Former Anglican newspaper in Australia

Church Scene was an independent Anglican newspaper based in Melbourne, Australia, published from 1971 to 1997.

==History==
A previous national Anglican newspaper, The Anglican (first published in 1952), had ceased publication in 1970.

Church Scene was owned by the MacKeller family, through a company, Church Press Limited. Originally a fortnightly publication, it later became weekly.

The editorial line was liberal. An early editorial, in 1971, prompted a strong response from the evangelical Australian Church Record, published in Sydney. A Buddhist, My Nguyen Tang Canh, had been appointed to the staff of the World Council of Churches. Church Scene published an editorial defending the appointment; the Australian Church Record described the appointment as 'reprehensible' and 'deplorable', and concluded that its defence "hardly does credit to the intelligence of Australian Anglicans".

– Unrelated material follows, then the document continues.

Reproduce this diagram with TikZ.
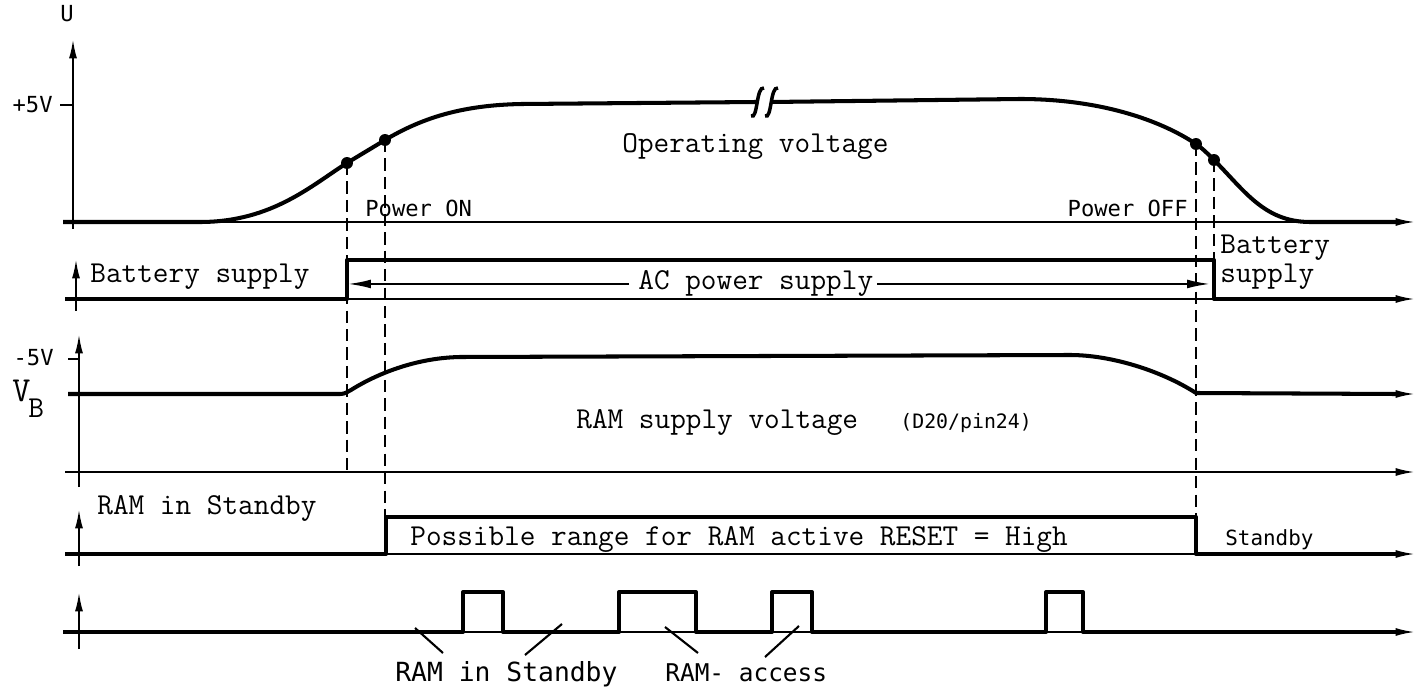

On Davis's retirement as editor in 1995, on a motion moved by Deaconess Margaret Rodgers, General Synod recorded its appreciation of his work as editor and manager of Church Scene, noting that it had been published at no cost to the Anglican Church.

The newspaper closed, suddenly, immediately before Christmas 1997, as a result of financial constraints. Despite attempts at a rescue, the newspaper went into voluntary liquidation in January the following year. Although not a direct replacement, a monthly magazine, Market-place, stepped into the gap, and was published from 1997 to 2008.